What Is Jewish About Thanksgiving? Part 2
TODAH – THANKS
Although there is certainly an immediate connection to Jewish practice and what we physically do around our Thanksgiving table, it runs much deeper than the beautiful turkey, green bean casserole, and sweet potato pie. The name itself, Thanksgiving, is a quintessential concept in Judaism. THANKS and GIVING.
These are words we constantly try to instill in our children’s vocabulary. The GIVING piece is sometimes a bit more tangible for my children and even myself. We can GIVE Tzedakah. We can give money to help a cause. We can cook a meal to give to someone who is sick. We can give our time by caring for our friend’s puppy when a neighbor is grieving over a loss.
THANKS is a little more intangible. It is one thing we often have to remind ourselves and our kids to say intentionally (and ideally one day without prompting). We say thank you to the waiter, to the teacher, the barber, and the grocery store clerk. I often say thank you to my kids after they complete a task that I didn’t have to remind the to do (putting laundry away, taking their plates up to the sink, getting ready for school on time).

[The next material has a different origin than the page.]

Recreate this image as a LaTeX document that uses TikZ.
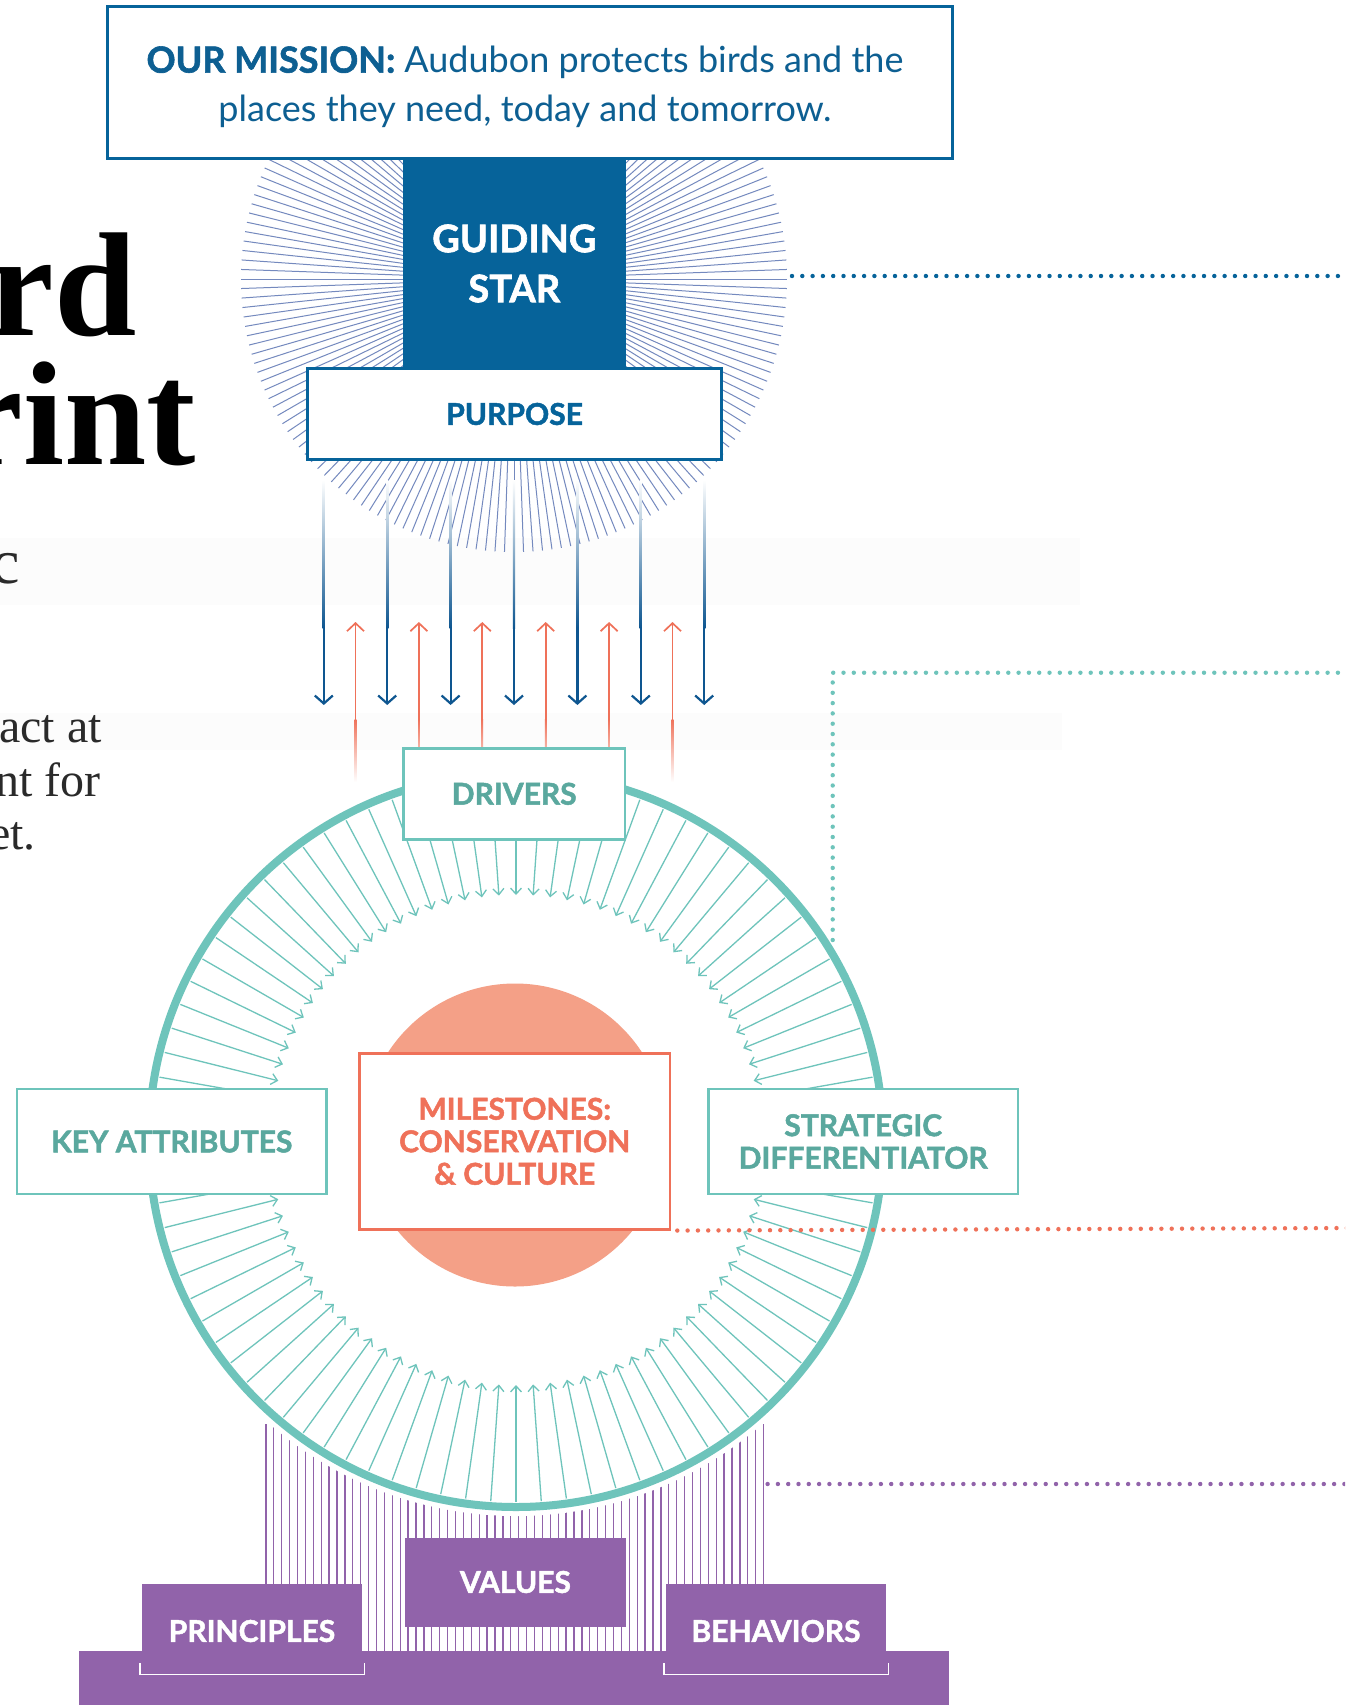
\documentclass[tikz,border=0pt]{standalone}
\usepackage{fontspec}
\setmainfont{Lato}
\newfontfamily\labfont{Lato}[BoldFeatures={FakeBold=1.6}]
\newfontfamily\serifhead{Liberation Serif}
\usetikzlibrary{arrows.meta}
\definecolor{mblue}{HTML}{06639A}
\definecolor{mtext}{HTML}{0D5F92}
\definecolor{darr}{HTML}{0E5690}
\definecolor{rayblue}{HTML}{7489BE}
\definecolor{tealc}{HTML}{6EC4BB}
\definecolor{tealt}{HTML}{5AA89E}
\definecolor{coral}{HTML}{EF7159}
\definecolor{salmon}{HTML}{F4A087}
\definecolor{purp}{HTML}{9163AA}
\definecolor{bodyc}{HTML}{2A2A2A}
\newcommand{\lab}{\labfont\bfseries\fontsize{30}{32.5}\selectfont}
\tikzset{
  ray/.style={rayblue, line width=1pt},
  tarr/.style={tealc, line width=1.3pt, -{Straight Barb[length=6pt,width=11pt]}},
  tbox/.style={draw=tealc, line width=2.5pt, fill=white, inner sep=0pt, text=tealt, font=\lab, align=center},
  pbox/.style={fill=purp, inner sep=0pt, text=white, font=\lab, align=center},
  dots/.style={line width=4.4pt, line cap=round, dash pattern=on 0pt off 10.3pt},
  bodytext/.style={anchor=base east, text=bodyc, inner sep=0pt, font=\serifhead\fontsize{48}{53}\selectfont},
  headtext/.style={anchor=base east, text=black, inner sep=0pt, text height=100pt, text depth=0pt, font=\serifhead\bfseries\fontsize{148}{148}\selectfont},
}
\begin{document}
\begin{tikzpicture}[x=1pt,y=-1pt]
\useasboundingbox (0,0) rectangle (1345,1705);
\clip (0,0) rectangle (1345,1705);
\fill[white] (0,0) rectangle (1345,1705);
% faint bands
\fill[black!1] (0,538) rectangle (1080,605);
\fill[black!1] (0,713) rectangle (1062,750);
% left text
\node[headtext] (t1) at (137,335) {rd};
\node[headtext] (t2) at (196,464) {rint};
\node[anchor=base east, inner sep=0pt, text=bodyc, font=\serifhead\fontsize{64}{64}\selectfont] (b0) at (20,583) {c};
\node[bodytext] (b1) at (102,742) {act at};
\node[bodytext] (b2) at (101,796) {nt for};
\node[bodytext] (b3) at (36,849) {et.};
% sunburst
\foreach \a in {0,2,...,358}
  \draw[ray] ([shift={(\a:70pt)}]514,279) -- ([shift={(\a:273pt)}]514,279);
% blue down arrows
\foreach \x in {323.8,387.2,450.6,514,577.4,640.8,704.2}{
  \shade[top color=white, bottom color=darr] (\x-1.1,480) rectangle (\x+1.1,628);
  \draw[darr, line width=2.2pt, -{Straight Barb[length=8pt,width=18pt]}] (\x,627) -- (\x,705);
}
% coral up arrows
\foreach \x in {355.5,418.9,482.3,545.7,609.1,672.5}{
  \shade[top color=coral, bottom color=white] (\x-0.85,719) rectangle (\x+0.85,782);
  \draw[coral, line width=1.7pt, {Straight Barb[length=8pt,width=17pt]}-] (\x,622) -- (\x,720);
}
% purple lines
\foreach \i in {0,...,63}
  \draw[purp, line width=1.3pt] ({265.9+7.9*\i},1424) -- ({265.9+7.9*\i},1652);
\fill[white] (516,1140) circle[radius=376pt];
% teal wheel
\foreach \a in {2,6,...,358}
  \draw[tarr] ([shift={(\a:362pt)}]516,1140) -- ([shift={(\a:245pt)}]516,1140);
\draw[tealc, line width=8pt] (516,1140) circle[radius=367pt];
% salmon disk
\fill[salmon] (515,1135) circle[radius=151.5pt];
% top boxes
\node[draw=mblue, line width=3pt, fill=white, minimum width=845pt, minimum height=152pt, inner sep=0pt] (mission) at (529.5,82) {};
\node[text=mtext, align=center, inner sep=0pt, font=\labfont\fontsize{36}{49}\selectfont] (missiontext) at (525,87) {\textbf{OUR MISSION:} Audubon protects birds and the\\places they need, today and tomorrow.};
\node[fill=mblue, minimum width=222.7pt, minimum height=211pt, inner sep=0pt, text=white, align=center, font=\labfont\bfseries\fontsize{38}{50}\selectfont] (star) at (514.3,263.5) {GUIDING\\STAR};
\node[draw=mblue, line width=2.5pt, fill=white, minimum width=414pt, minimum height=90.6pt, inner sep=0pt, text=mblue, font=\labfont\bfseries\fontsize{30}{33}\selectfont] (purpose) at (514.6,414) {PURPOSE};
% wheel boxes
\node[tbox, minimum width=221.7pt, minimum height=91pt] (drivers) at (514.2,793.8) {DRIVERS};
\node[tbox, minimum width=309.7pt, minimum height=105pt] (keyattr) at (171.8,1141.5) {KEY ATTRIBUTES};
\node[tbox, minimum width=309.6pt, minimum height=105pt] (strat) at (863.2,1141.5) {STRATEGIC\\DIFFERENTIATOR};
\node[draw=coral, line width=2.5pt, fill=white, minimum width=310.7pt, minimum height=176pt, inner sep=0pt, text=coral, font=\lab, align=center] (miles) at (514.7,1141.3) {MILESTONES:\\CONSERVATION\\\& CULTURE};
% purple base
\node[fill=purp, minimum width=870.4pt, minimum height=60pt, inner sep=0pt] (base) at (514.2,1681) {};
\node[pbox, minimum width=221pt, minimum height=89pt] (values) at (515.4,1582) {VALUES};
\node[pbox, minimum width=219.6pt, minimum height=67pt] (princ) at (252.2,1617.7) {};
\node[pbox, minimum width=220.5pt, minimum height=67pt] (behav) at (775.8,1617.7) {};
\node[text=white, font=\lab] (princt) at (252,1631) {PRINCIPLES};
\node[text=white, font=\lab] (behavt) at (776,1631) {BEHAVIORS};
\draw[white, line width=1.8pt] (140,1663) -- (140,1674.5) -- (364.5,1674.5) -- (364.5,1663);
\draw[white, line width=1.8pt] (664,1663) -- (664,1674.5) -- (888.5,1674.5) -- (888.5,1663);
% dotted leaders
\coordinate (sunE) at (792,276);
\coordinate (sunR) at (1350,276);
\draw[dots, mblue] (sunE) -- (sunR);
\coordinate (wheelNE) at (832.7,940);
\coordinate (wheelR) at (1350,672.7);
\draw[dots, tealc] (wheelNE) |- (wheelR);
\coordinate (milesR) at (1350,1228);
\draw[dots, coral] ([xshift=6pt]miles.south east) -- (milesR);
\coordinate (valE) at (767.6,1484);
\coordinate (valR) at (1350,1484);
\draw[dots, purp] (valE) -- (valR);
\end{tikzpicture}
\end{document}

Over the last few weeks my thank yous have been much more thoughtful. The day after the shooting in Pittsburg, I walked into Temple Emanuel. I was thankful that I was not fearful about going there. I was thankful to see vibrant Judaism everywhere around me. I was thankful to see staff and parents and kids who took pride in their Jewish roots. I was thankful that I received a call from my non-Jewish neighbor who asked how our community was holding up. Then I woke up again to hear about yet another shooting in Thousand Oaks, just a few miles from where I grew up. I am thankful that I am alive, that I can send my kids to school to learn and grow and play and work out challenges through words. I am thankful that my home is filled with the smells of each holiday. I am thankful that I am surrounded by a community that cares for one another.

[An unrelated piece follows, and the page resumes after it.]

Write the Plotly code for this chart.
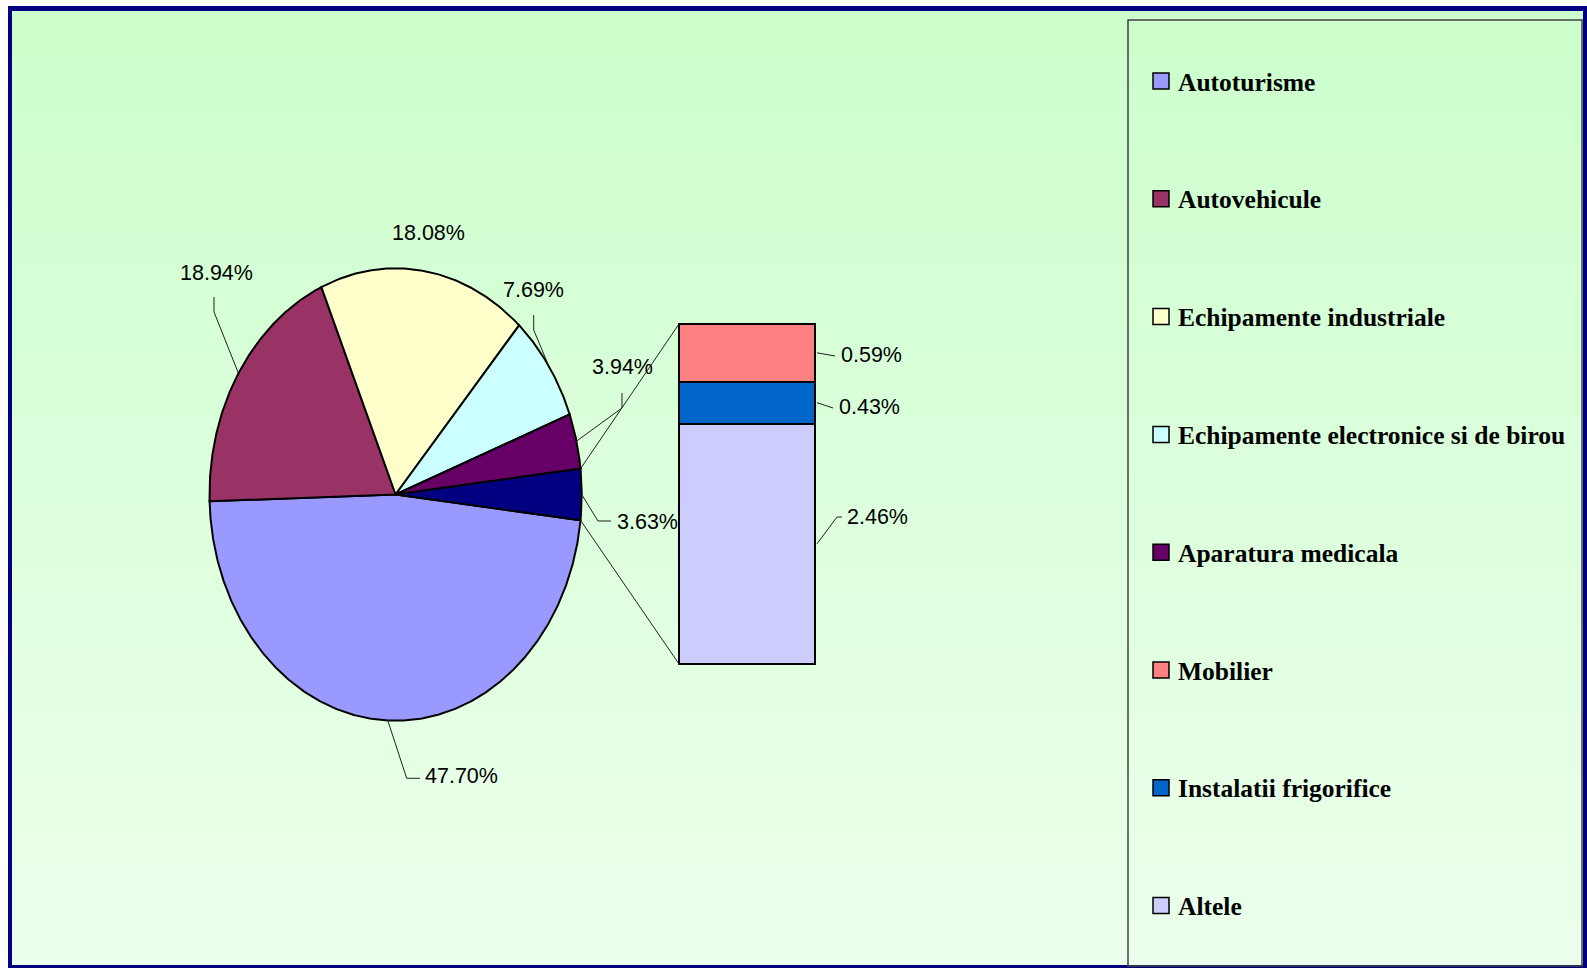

Rick Recht wrote a song for his son, Kobi’s Lullaby, and in it he mentioned the many things he is thankful for. It is very similar to the prayers we say on any given morning and are found at the beginning of the siddur. It is these thank yous that I hope I don’t think about only on Thanksgiving. These are the same thank yous that I hope I can help my kids to see each moment of their lives as well even when they think things are falling apart around them.

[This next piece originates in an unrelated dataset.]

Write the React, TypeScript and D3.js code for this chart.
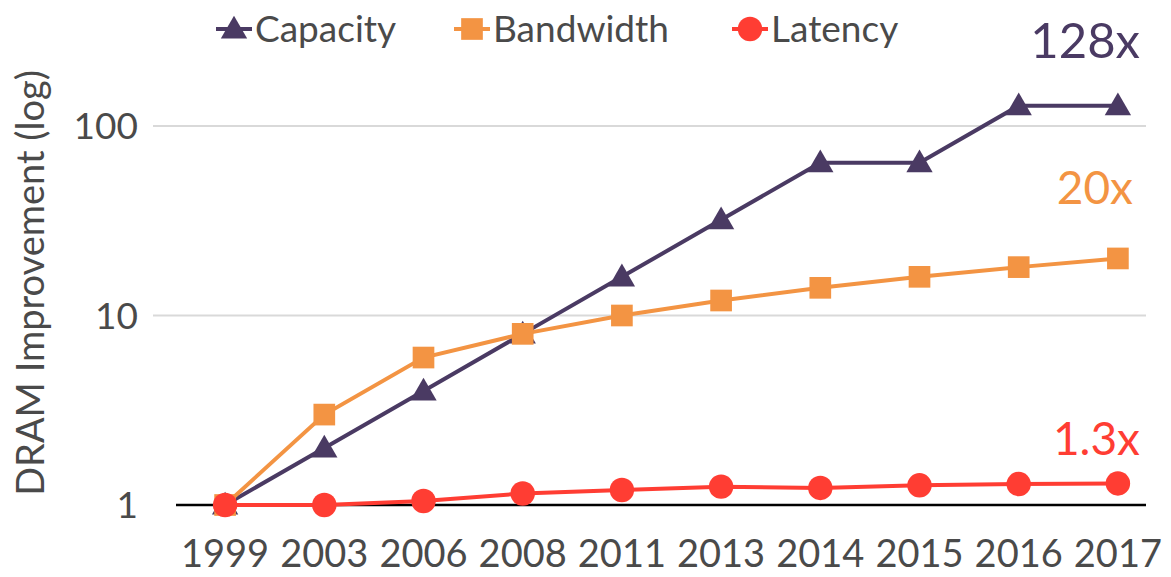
import React from "react";
import * as d3 from "d3";

const years = ["1999", "2003", "2006", "2008", "2011", "2013", "2014", "2015", "2016", "2017"];
const capacity = [1, 2, 4, 8, 16, 32, 64, 64, 128, 128];
const bandwidth = [1, 3, 6, 8, 10, 12, 14, 16, 18, 20];
const latency = [1, 1, 1.05, 1.15, 1.2, 1.25, 1.23, 1.27, 1.29, 1.3];
const yTicks = [1, 10, 100];
const gridValues = [10, 100];
const seriesNames = ["Capacity", "Bandwidth", "Latency"];
const endLabels = ["128x", "20x", "1.3x"];

const W = 1171;
const H = 577;
const FONT = "Lato, 'Open Sans', sans-serif";
const TEXT = "#4a4a4a";
const COLORS = ["#4a3a63", "#f39443", "#ff3d33"];

const x = d3.scaleBand<string>().domain(years).range([175.5, 1167.5]).padding(0);
const y = d3.scaleLog().domain([1, 1000]).range([505, 505 - 3 * 189.5]);
const cx = (d: string) => (x(d) as number) + x.bandwidth() / 2;

const line = d3
  .line<number>()
  .x((_, i) => cx(years[i]))
  .y((v) => y(v));

const triangle = d3.symbol(d3.symbolTriangle, 300)();
const square = d3.symbol(d3.symbolSquare, 470)();
const circle = d3.symbol(d3.symbolCircle, 470)();

function Marker({ kind, color, tx, ty }: { kind: number; color: string; tx: number; ty: number }) {
  const path = kind === 0 ? triangle : kind === 1 ? square : circle;
  const dy = kind === 0 ? 2 : 0;
  return <path d={path!} fill={color} transform={`translate(${tx},${ty + dy})`} />;
}

export default function App() {
  const series = [capacity, bandwidth, latency];
  const legendX = [234, 472, 750];
  const labelPos = [
    { x: 1140, y: 58, size: 49 },
    { x: 1133, y: 204, size: 46 },
    { x: 1140, y: 455, size: 46 },
  ];

  return (
    <svg
      width={W}
      height={H}
      style={{ position: "absolute", left: 0, top: 0, background: "#fff" }}
      fontFamily={FONT}
    >
      {/* horizontal gridlines */}
      {gridValues.map((v) => (
        <line key={v} x1={153} x2={1146} y1={y(v)} y2={y(v)} stroke="#d9d9d9" strokeWidth={2} />
      ))}
      {/* baseline at 1 */}
      <line x1={176} x2={1146} y1={y(1)} y2={y(1)} stroke="#000" strokeWidth={2.5} />

      {/* y tick labels */}
      {yTicks.map((v) => (
        <text key={v} x={138} y={y(v) + 13} textAnchor="end" fontSize={37} fill={TEXT}>
          {d3.format("d")(v)}
        </text>
      ))}

      {/* x tick labels */}
      {years.map((yr) => (
        <text key={yr} x={cx(yr)} y={567} textAnchor="middle" fontSize={38} fill={TEXT}>
          {yr}
        </text>
      ))}

      {/* y axis title */}
      <text
        transform="translate(44,283) rotate(-90)"
        textAnchor="middle"
        fontSize={38}
        fill={TEXT}
      >
        DRAM Improvement (log)
      </text>

      {/* series lines and markers */}
      {series.map((vals, si) => (
        <g key={si}>
          <path d={line(vals)!} fill="none" stroke={COLORS[si]} strokeWidth={4} />
          {vals.map((v, i) => (
            <Marker key={i} kind={si} color={COLORS[si]} tx={cx(years[i])} ty={y(v)} />
          ))}
        </g>
      ))}

      {/* end annotations */}
      {endLabels.map((t, i) => (
        <text
          key={t}
          x={labelPos[i].x}
          y={labelPos[i].y}
          textAnchor="end"
          fontSize={labelPos[i].size}
          fill={COLORS[i]}
        >
          {t}
        </text>
      ))}

      {/* legend */}
      {seriesNames.map((name, i) => (
        <g key={name}>
          <line x1={legendX[i] - 18} x2={legendX[i] + 18} y1={29} y2={29} stroke={COLORS[i]} strokeWidth={4} />
          <Marker kind={i} color={COLORS[i]} tx={legendX[i]} ty={29} />
          <text x={legendX[i] + 21} y={42} fontSize={37} fill={TEXT}>
            {name}
          </text>
        </g>
      ))}
    </svg>
  );
}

Thank you God for the earth and sea
thank you God for the trees
and the air I breathe
and thank you God for me
When I open my eyes
to the new daylight
before I rise and start my day I give thanks for the music and love in my life
for the freedom I have to say
thank you God for my family
thank you God for my friends
thank you God for the earth and sea
thank you God for the trees and the air I breathe
and thank you G-d for me
thank you God for my hope
thank you God for my heart
thank you God for the strength to know wrong from right thank you God for the faith I have in myself
and thank you God for me
Rich Recht Koby’s Lullaby
What is Jewish about Thanksgiving? Everything. Even more so this year when we may have our doubts about the amount of good around us. This is the time to really recognize that Judaism embraces THANKS and GIVING. This is when I need to recognize that we are trying to raise our kids with the hope that they will know how to give and know how to receive things to be thankful for. But on a more practical level, I am so very thankful for a spouse who cooks the most amazing Thanksgiving meal filled with love, family, friends, and prayer for all things good in the years to come.